Speaking to the Observer, ahead of receiving a Bafta fellowship – the British film industry’s highest honour – Mirren acknowledged the rising level of violence on TV.
She said she agreed with the British playwright Sir David Hare who also recently slammed the body count in “contemporary drama”.
Referring to the gender imbalance of corpses shown on British TV, Mirren added that “most of those bodies are young women”.
While filming action film Red 2, Mirren reportedly told the director to avoid any depictions of her killing people with guns.
“I do get terribly upset when I see films where people are just randomly shot. I think they all have families to go to, children at home”, she explained.
Last week, Hare questioned the need for dramas to portray a high body count.
He has just finished a TV espionage drama in which none of the characters fire a gun.

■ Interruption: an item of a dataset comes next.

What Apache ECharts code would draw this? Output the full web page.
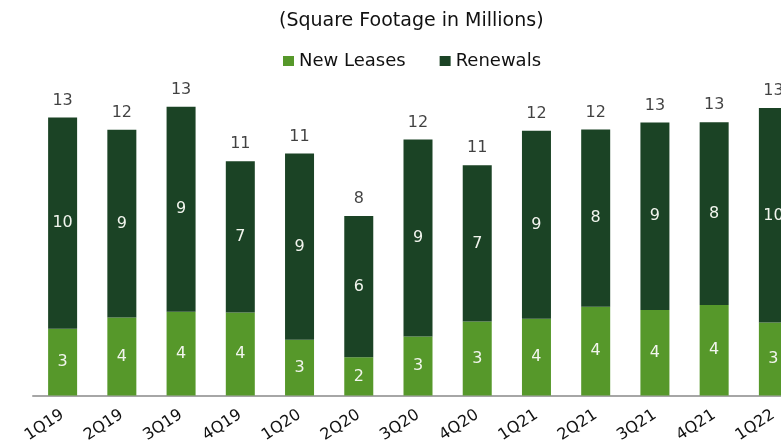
<!DOCTYPE html>
<html>
<head>
<meta charset="utf-8">
<script src="https://cdn.jsdelivr.net/npm/echarts@6/dist/echarts.min.js"></script>
<style>
  html, body { margin: 0; padding: 0; background: #fff; overflow: hidden; }
  /* the last bar is cut by the right edge in the original, so the canvas is a bit wider than the window */
  #chart { width: 810px; height: 442px; }
</style>
</head>
<body>
<div id="chart"></div>
<script>
// quarters shown on the x axis
var quarters = ['1Q19', '2Q19', '3Q19', '4Q19', '1Q20', '2Q20', '3Q20', '4Q20', '1Q21', '2Q21', '3Q21', '4Q21', '1Q22'];
// square footage in millions
var newLeases = [3.06, 3.57, 3.84, 3.80, 2.55, 1.75, 2.70, 3.39, 3.52, 4.07, 3.92, 4.15, 3.34];
var renewals  = [9.68, 8.61, 9.39, 6.94, 8.54, 6.48, 9.03, 7.16, 8.61, 8.12, 8.59, 8.37, 9.83];

var totals = [];
for (var i = 0; i < quarters.length; i++) {
  totals.push(+(newLeases[i] + renewals[i]).toFixed(2));
}

var font = 'DejaVu Sans, sans-serif';
var inLabel = {
  show: true,
  position: 'inside',
  color: '#f2f5ee',
  fontSize: 16,
  fontFamily: font,
  formatter: function (p) { return Math.round(p.value); }
};

var chart = echarts.init(document.getElementById('chart'));
chart.setOption({
  animation: false,
  title: {
    text: '(Square Footage in Millions)',
    left: 274,
    top: 7,
    textStyle: { fontSize: 19, fontWeight: 'normal', color: '#111', fontFamily: font }
  },
  legend: {
    data: ['New Leases', 'Renewals'],
    left: 278,
    top: 47,
    icon: 'rect',
    itemWidth: 11,
    itemHeight: 10,
    itemGap: 34,
    textStyle: { fontSize: 18, color: '#111', fontFamily: font, padding: [0, 0, 0, 0] }
  },
  grid: { left: 33, top: 90, width: 770, height: 305.5, outerBoundsMode: 'none', containLabel: false },
  xAxis: {
    type: 'category',
    data: quarters,
    axisLine: { lineStyle: { color: '#a6a6a6', width: 2 } },
    axisTick: { show: false },
    axisLabel: { rotate: 33, fontSize: 16, color: '#111', fontFamily: font, margin: 18, interval: 0 }
  },
  yAxis: {
    type: 'value',
    min: 0,
    max: 14,
    show: false,
    splitLine: { show: false }
  },
  series: [
    {
      name: 'New Leases',
      type: 'bar',
      stack: 'sf',
      barWidth: 29,
      data: newLeases,
      itemStyle: { color: '#56982a' },
      label: inLabel
    },
    {
      name: 'Renewals',
      type: 'bar',
      stack: 'sf',
      barWidth: 29,
      data: renewals,
      itemStyle: { color: '#1b4325' },
      label: inLabel
    },
    {
      name: 'Total',
      type: 'scatter',
      data: totals,
      symbolSize: 0,
      silent: true,
      label: {
        show: true,
        position: 'top',
        distance: 9,
        color: '#111',
        fontSize: 16,
        fontFamily: font,
        formatter: function (p) { return Math.round(p.value); }
      }
    }
  ]
});
</script>
</body>
</html>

“Nobody is seen with a gun because in intelligence work not many people carry guns. It’s trying to be realistic and prove that you can be just as entertaining without guns as with”, Hare explained.
“I’ve seen films in which 150 people have been killed and the next day the Mayor of New York just says ‘people are very angry about this’. And I just go ‘at what level of reality is this meant to be happening?’
“I can’t personally stand the body count in contemporary drama. I just think it’s ridiculous”, he said.